Even though the graphics are sparse, there's still plenty of creativity that was put into the levels and characters. Whenever Sirius defeats a boss, he goes into his manly pose where he shows off his muscles and his concave stomach with such enthusiasm. Sometimes, Sirius doesn't just pose - he'll do a dance or show off some sword fighting. The third level features parts of an undead dragon that comes through a wall, which is pretty awesome.
After the third stage, the level designs get stranger and stranger. Level four is a skull tower that has one of the weirdest bosses in videogame history, a tiny little doll - it comes very close to the bosses of Cho Aniki in the weirdness factor. Level 5 is a slime pit that has exploding zombies and strange bird-like enemy that spits fire at you. Level 6 features and incredibly large tower with lighting rods that can shock you if you come close to them.

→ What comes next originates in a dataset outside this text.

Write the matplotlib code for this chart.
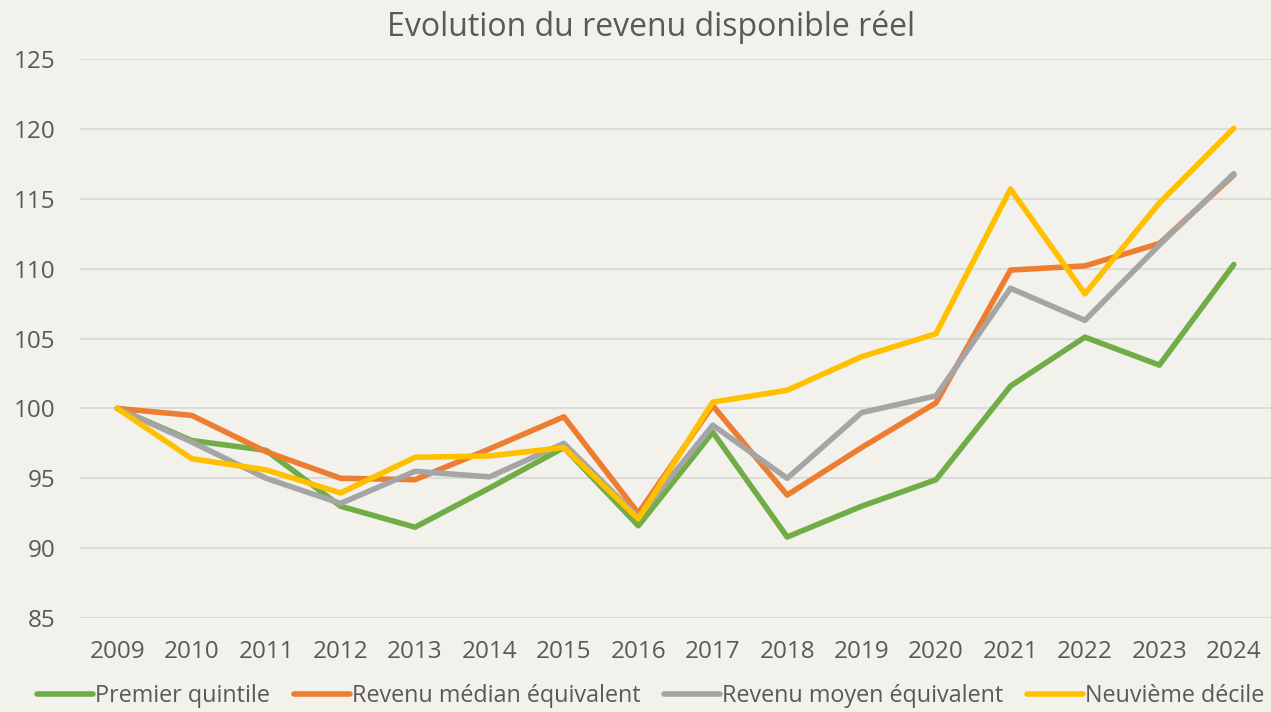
import matplotlib.pyplot as plt

years = [str(y) for y in range(2009, 2025)]

premier_quintile = [100, 97.7, 97.0, 93.0, 91.5, 94.3, 97.2, 91.6, 98.3, 90.8,
                    93.0, 94.9, 101.6, 105.1, 103.1, 110.3]
revenu_median = [100, 99.5, 96.9, 95.0, 94.9, 97.1, 99.4, 92.5, 100.2, 93.8,
                 97.2, 100.4, 109.9, 110.2, 111.8, 116.7]
revenu_moyen = [100, 97.6, 95.0, 93.2, 95.5, 95.1, 97.5, 92.2, 98.8, 95.0,
                99.7, 100.9, 108.6, 106.3, 111.7, 116.8]
neuvieme_decile = [100, 96.4, 95.6, 93.95, 96.5, 96.6, 97.2, 92.1, 100.45, 101.3,
                   103.7, 105.35, 115.7, 108.2, 114.7, 120.05]

series = [
    ("Premier quintile", premier_quintile, "#70AD47"),
    ("Revenu médian équivalent", revenu_median, "#ED7D31"),
    ("Revenu moyen équivalent", revenu_moyen, "#A5A5A5"),
    ("Neuvième décile", neuvieme_decile, "#FFC000"),
]

bg = "#F2F1EC"
txt = "#595959"

plt.rcParams["font.family"] = ["Open Sans", "DejaVu Sans"]

fig = plt.figure(figsize=(12.71, 7.12), dpi=100, facecolor=bg)
ax = fig.add_axes([0.063, 0.132, 0.937, 0.785], facecolor=bg)

x = list(range(len(years)))
for label, vals, col in series:
    ax.plot(x, vals, color=col, lw=4, label=label, solid_joinstyle="round",
            solid_capstyle="round")

ax.set_xlim(-0.5, len(years) - 0.5)
ax.set_ylim(85, 125)
ax.set_yticks(range(85, 126, 5))
ax.set_xticks(x)
ax.set_xticklabels(years)
ax.grid(axis="y", color="#D9D9D9", lw=1.3)
ax.set_axisbelow(True)
for s in ax.spines.values():
    s.set_visible(False)
ax.tick_params(length=0, labelsize=17.5, labelcolor=txt)
ax.tick_params(axis="y", pad=18)
ax.tick_params(axis="x", pad=16)

fig.text(0.512, 0.962, "Evolution du revenu disponible réel", ha="center", va="center",
         fontsize=23, color=txt)

fig.legend(loc="center", bbox_to_anchor=(0.512, 0.022), ncol=4, frameon=False,
           fontsize=16.8, handlelength=2.4, handletextpad=0.1, columnspacing=1.0,
           labelcolor=txt)

fig.savefig("out.png", dpi=100, facecolor=bg)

The final level is supposed to be your royal palace, but it resembles an alien spaceship complete with robots. The whole game features such oddly disparate themes that it's hard not to like.

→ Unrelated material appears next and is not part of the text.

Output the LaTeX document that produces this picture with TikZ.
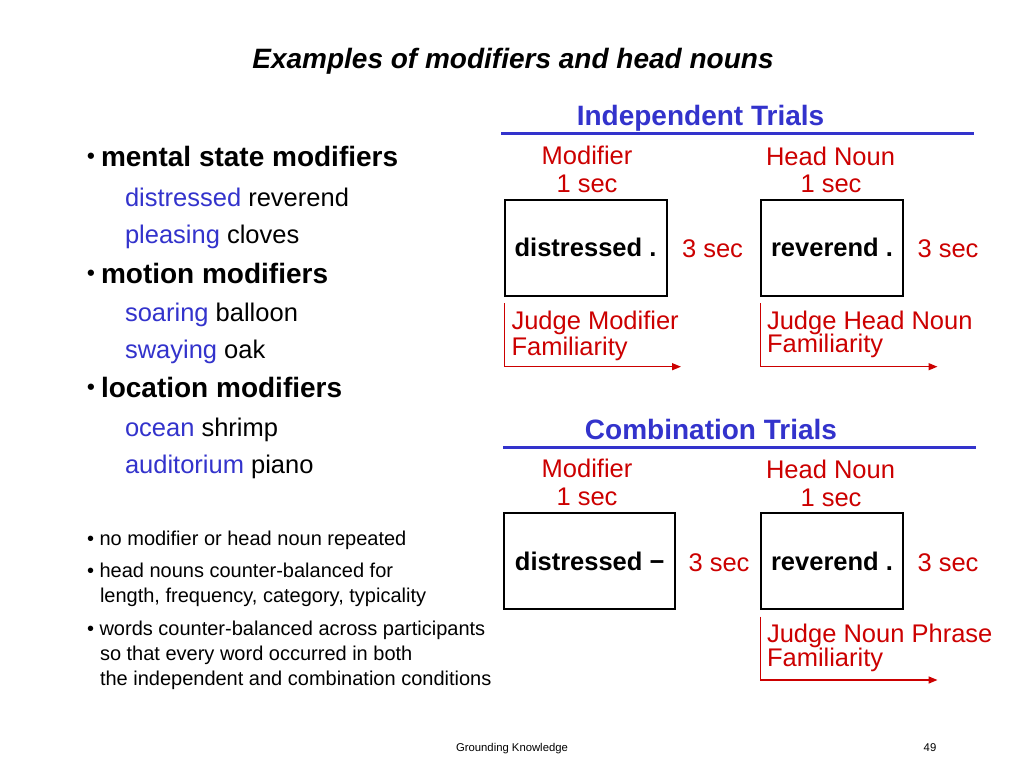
\documentclass[tikz,border=0pt]{standalone}
\usepackage{fontspec}
\setmainfont{Liberation Sans}
\usetikzlibrary{arrows.meta}
\definecolor{tblue}{HTML}{3333CC}
\definecolor{tred}{HTML}{CC0000}
\begin{document}
\begin{tikzpicture}[x=1pt,y=-1pt,
  every node/.style={inner sep=0pt, outer sep=0pt},
  lw/.style={anchor=base west},
  cw/.style={anchor=base},
  ttl/.style={font=\fontsize{28}{32}\selectfont\bfseries\itshape},
  hd/.style={font=\fontsize{28}{32}\selectfont\bfseries},
  bul/.style={font=\fontsize{22}{26}\selectfont\bfseries},
  sub/.style={font=\fontsize{25.5}{30}\selectfont},
  small/.style={font=\fontsize{20}{24}\selectfont},
  foot/.style={font=\fontsize{11.3}{13}\selectfont},
  sect/.style={font=\fontsize{28}{32}\selectfont\bfseries, text=tblue},
  rlab/.style={font=\fontsize{25.5}{30}\selectfont, text=tred},
  wbox/.style={draw=black, line width=2pt, minimum height=96pt, font=\fontsize{25.5}{30}\selectfont\bfseries},
  sectline/.style={draw=tblue, line width=2.7pt},
  judge/.style={draw=tred, line width=1.5pt, -{Triangle[length=9pt,width=7pt]}}
]
\useasboundingbox[fill=white] (0,0) rectangle (1024,768);

% title
\node[ttl, cw] (title) at (513,68) {Examples of modifiers and head nouns};

% left column
\node[bul, lw] (b1) at (87,163) {•};
\node[hd, lw] (h1) at (101,166) {mental state modifiers};
\node[sub, lw] (s1) at (125,206) {\textcolor{tblue}{distressed} reverend};
\node[sub, lw] (s2) at (125,243) {\textcolor{tblue}{pleasing} cloves};
\node[bul, lw] (b2) at (87,280) {•};
\node[hd, lw] (h2) at (101,283) {motion modifiers};
\node[sub, lw] (s3) at (125,321) {\textcolor{tblue}{soaring} balloon};
\node[sub, lw] (s4) at (125,358) {\textcolor{tblue}{swaying} oak};
\node[bul, lw] (b3) at (87,394) {•};
\node[hd, lw] (h3) at (101,397) {location modifiers};
\node[sub, lw] (s5) at (125,436) {\textcolor{tblue}{ocean} shrimp};
\node[sub, lw] (s6) at (125,473) {\textcolor{tblue}{auditorium} piano};

\node[small, lw] (n1) at (87,545) {• no modifier or head noun repeated};
\node[small, lw] (n2) at (87,577) {• head nouns counter-balanced for};
\node[small, lw] (n2b) at (100,602) {length, frequency, category, typicality};
\node[small, lw] (n3) at (87,635) {• words counter-balanced across participants};
\node[small, lw] (n3b) at (100,660) {so that every word occurred in both};
\node[small, lw] (n3c) at (100,685) {the independent and combination conditions};

% footer
\node[foot, cw] (ft) at (512,751) {Grounding Knowledge};
\node[foot, cw] (pg) at (930,751) {49};

% Independent trials
\node[sect, cw] (it) at (700.5,125) {Independent Trials};
\coordinate (il1) at (501,133.3);
\coordinate (il2) at (974,133.3);
\draw[sectline] (il1) -- (il2);
\node[rlab, cw] (m1) at (587,164) {Modifier};
\node[rlab, cw] (m1s) at (587,192) {1 sec};
\node[rlab, cw] (hn1) at (830.5,165) {Head Noun};
\node[rlab, cw] (hn1s) at (831,192.5) {1 sec};
\node[wbox, minimum width=162pt] (box1) at (585.5,247.8) {distressed .};
\node[rlab, cw] (t1) at (712.5,257.5) {3 sec};
\node[wbox, minimum width=142.6pt] (box2) at (832,247.5) {reverend .};
\node[rlab, cw] (t2) at (948,257.5) {3 sec};
\coordinate (j1s) at (504.3,303);
\coordinate (j1e) at (681,366.7);
\draw[judge] (j1s) |- (j1e);
\node[rlab, lw] (j1a) at (511.5,329) {Judge Modifier};
\node[rlab, lw] (j1b) at (511.5,355) {Familiarity};
\coordinate (j2s) at (760.7,303);
\coordinate (j2e) at (937.5,366.7);
\draw[judge] (j2s) |- (j2e);
\node[rlab, lw] (j2a) at (767,329) {Judge Head Noun};
\node[rlab, lw] (j2b) at (767,352.7) {Familiarity};

% Combination trials
\node[sect, cw] (ct) at (711,439.3) {Combination Trials};
\coordinate (cl1) at (503,447.3);
\coordinate (cl2) at (976,447.3);
\draw[sectline] (cl1) -- (cl2);
\node[rlab, cw] (m2) at (587,477.3) {Modifier};
\node[rlab, cw] (m2s) at (587,505) {1 sec};
\node[rlab, cw] (hn2) at (830.5,478.3) {Head Noun};
\node[rlab, cw] (hn2s) at (831,506) {1 sec};
\node[wbox, minimum width=170.7pt] (box3) at (589.7,561.3) {distressed −};
\node[rlab, cw] (t3) at (719,571) {3 sec};
\node[wbox, minimum width=142.6pt] (box4) at (832,561) {reverend .};
\node[rlab, cw] (t4) at (948,571) {3 sec};
\coordinate (j3s) at (760.7,616.7);
\coordinate (j3e) at (937.5,680);
\draw[judge] (j3s) |- (j3e);
\node[rlab, lw] (j3a) at (767,642.7) {Judge Noun Phrase};
\node[rlab, lw] (j3b) at (767,666.7) {Familiarity};
\end{tikzpicture}
\end{document}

The ending is pretty strange, too. When you kill your brother, you sit on his throne and laugh while servants come to you, when all of a sudden a naked (in Japan) assassin chick pops out of nowhere and then the game jumps to the credits. Who knows what the designers where smoking when they came of with that ending, but it sure is awesome.

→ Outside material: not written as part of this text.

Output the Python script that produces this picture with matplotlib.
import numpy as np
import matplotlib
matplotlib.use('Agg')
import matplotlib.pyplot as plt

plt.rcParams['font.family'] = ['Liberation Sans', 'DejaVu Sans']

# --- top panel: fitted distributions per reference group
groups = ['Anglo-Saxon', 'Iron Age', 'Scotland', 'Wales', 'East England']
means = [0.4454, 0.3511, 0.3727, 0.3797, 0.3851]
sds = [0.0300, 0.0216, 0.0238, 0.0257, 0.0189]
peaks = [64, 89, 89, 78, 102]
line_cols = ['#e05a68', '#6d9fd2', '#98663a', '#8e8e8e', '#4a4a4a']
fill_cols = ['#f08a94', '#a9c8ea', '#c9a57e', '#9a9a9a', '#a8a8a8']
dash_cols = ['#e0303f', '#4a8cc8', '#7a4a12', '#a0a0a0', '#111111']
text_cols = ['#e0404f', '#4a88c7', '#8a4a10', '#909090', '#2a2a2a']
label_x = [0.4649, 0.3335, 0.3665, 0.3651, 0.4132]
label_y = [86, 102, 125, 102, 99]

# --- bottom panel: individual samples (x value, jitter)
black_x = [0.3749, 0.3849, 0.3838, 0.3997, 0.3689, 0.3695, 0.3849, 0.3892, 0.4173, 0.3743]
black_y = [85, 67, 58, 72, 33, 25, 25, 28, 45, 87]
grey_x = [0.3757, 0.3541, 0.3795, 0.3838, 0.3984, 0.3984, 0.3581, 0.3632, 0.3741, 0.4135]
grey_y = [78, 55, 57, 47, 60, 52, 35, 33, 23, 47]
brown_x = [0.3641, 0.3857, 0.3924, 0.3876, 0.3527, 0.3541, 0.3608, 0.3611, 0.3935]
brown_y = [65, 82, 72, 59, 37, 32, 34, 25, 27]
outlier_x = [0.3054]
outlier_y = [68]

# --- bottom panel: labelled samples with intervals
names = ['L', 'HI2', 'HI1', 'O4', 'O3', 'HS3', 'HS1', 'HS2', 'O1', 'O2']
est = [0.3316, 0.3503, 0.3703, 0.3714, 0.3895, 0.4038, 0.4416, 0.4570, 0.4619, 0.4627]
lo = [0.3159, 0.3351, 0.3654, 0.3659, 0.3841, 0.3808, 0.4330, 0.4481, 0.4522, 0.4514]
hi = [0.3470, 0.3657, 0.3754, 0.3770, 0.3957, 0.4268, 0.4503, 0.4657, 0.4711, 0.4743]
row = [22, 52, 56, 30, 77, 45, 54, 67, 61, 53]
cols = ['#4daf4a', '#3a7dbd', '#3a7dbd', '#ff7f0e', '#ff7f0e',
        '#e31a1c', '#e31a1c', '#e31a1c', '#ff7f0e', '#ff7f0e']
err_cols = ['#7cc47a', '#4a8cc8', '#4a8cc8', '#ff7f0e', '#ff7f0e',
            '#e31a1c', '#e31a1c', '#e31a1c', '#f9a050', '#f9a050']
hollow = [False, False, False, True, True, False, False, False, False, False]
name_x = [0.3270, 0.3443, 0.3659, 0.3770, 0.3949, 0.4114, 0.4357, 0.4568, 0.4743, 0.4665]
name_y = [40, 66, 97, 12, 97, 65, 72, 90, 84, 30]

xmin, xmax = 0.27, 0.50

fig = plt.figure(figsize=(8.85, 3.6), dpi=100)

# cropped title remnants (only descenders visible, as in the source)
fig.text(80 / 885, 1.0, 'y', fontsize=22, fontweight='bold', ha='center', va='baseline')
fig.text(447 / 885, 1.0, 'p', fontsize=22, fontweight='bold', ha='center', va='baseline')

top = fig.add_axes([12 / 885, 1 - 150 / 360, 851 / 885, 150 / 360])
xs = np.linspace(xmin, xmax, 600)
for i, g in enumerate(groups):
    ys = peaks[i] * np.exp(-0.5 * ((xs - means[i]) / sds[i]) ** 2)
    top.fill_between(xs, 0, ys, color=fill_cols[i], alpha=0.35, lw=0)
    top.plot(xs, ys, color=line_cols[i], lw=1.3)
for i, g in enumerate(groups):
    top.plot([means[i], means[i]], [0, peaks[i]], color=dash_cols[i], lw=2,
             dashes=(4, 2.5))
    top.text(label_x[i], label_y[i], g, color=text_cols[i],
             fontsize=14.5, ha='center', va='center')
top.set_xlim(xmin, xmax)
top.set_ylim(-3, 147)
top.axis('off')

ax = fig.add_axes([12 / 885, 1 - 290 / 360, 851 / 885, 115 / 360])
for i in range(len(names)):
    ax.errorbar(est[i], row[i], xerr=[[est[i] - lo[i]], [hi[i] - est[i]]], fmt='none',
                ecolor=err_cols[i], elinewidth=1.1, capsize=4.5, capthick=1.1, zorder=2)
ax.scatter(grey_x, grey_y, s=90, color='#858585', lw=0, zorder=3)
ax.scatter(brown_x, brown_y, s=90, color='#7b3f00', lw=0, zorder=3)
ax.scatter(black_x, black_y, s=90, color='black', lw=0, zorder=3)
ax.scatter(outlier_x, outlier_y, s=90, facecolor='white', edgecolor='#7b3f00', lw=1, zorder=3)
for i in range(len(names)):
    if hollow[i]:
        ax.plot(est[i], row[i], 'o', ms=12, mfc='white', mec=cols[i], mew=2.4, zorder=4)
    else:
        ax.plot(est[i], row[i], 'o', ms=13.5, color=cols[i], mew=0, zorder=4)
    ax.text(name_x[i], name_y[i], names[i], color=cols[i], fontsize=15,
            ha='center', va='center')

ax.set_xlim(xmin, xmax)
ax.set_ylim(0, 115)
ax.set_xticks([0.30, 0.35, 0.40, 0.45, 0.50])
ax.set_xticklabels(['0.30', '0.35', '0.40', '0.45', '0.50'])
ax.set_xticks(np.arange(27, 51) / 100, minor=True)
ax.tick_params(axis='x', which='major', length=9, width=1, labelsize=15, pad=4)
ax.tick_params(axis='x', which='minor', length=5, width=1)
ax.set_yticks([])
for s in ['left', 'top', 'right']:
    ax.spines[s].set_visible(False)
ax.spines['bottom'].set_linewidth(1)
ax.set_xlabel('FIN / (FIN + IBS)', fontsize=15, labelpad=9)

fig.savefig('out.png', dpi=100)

Generally, the music is fairly decent. The first stage sounds great and the music in the final stage makes you feel even more lost than you already are. When your timer has reached twenty-seven seconds, the "hurry up" music starts playing. It doesn't just increase the tempo of the stage: it plays a unique song that plays fast and sounds incredible. Unlike the first game, Legendary Axe II has a different music track for every level. The composer, Hiro T. Suzuki (Cosmic Tank), really did an incredible job here, and the quality is reminiscent of the likes of Castlevania.
The Legendary Axe II is often maligned for being completely different from the first game, but it's still a fairly solid sidescroller. It's not a particularly rare game, so you can easily find it if you know where to look, but if you find it, it's definitely worth picking up.
Just a year after the release of Makyou Densetsu in Japan, Jaleco released a game called The Lord of King (known as The Astyanax outside of Japan) in the arcades. It was developed by the same designer as The Legendary Axe, Tokuhiro Takemori, and features similar charging mechanics and level designs - there are even power up statues that look almost exactly the same. In some ways, it's almost a better game - the enemies are more plentiful and usually die in a hit or two, even when not fully charged, and the level designs aren't as frustrating. It even offers two player simultaneous play.
Jaleco also released a port to the NES, which, like many ports back in the day, took the concepts of the arcade brother and developed a completely new game for the console audience. The arcade version was much like The Legendary Axe, in that you controlled warriors in a vaguely medival setting, but the NES version casts you as an average high school who's sucked into an alternate world to fight demons, all told with Ninja Gaiden-style cutscenes. The play mechanics are similar, but suffers from most of the same issues as The Legendary Axe - there are tons of pits and narrow platforms, your character is so huge that it's hard to dodge or counter attack the overly aggressive enemies. Still, it offers a handful of magic spells and a cool weapon that morphs as you power it up. They're both pretty good games.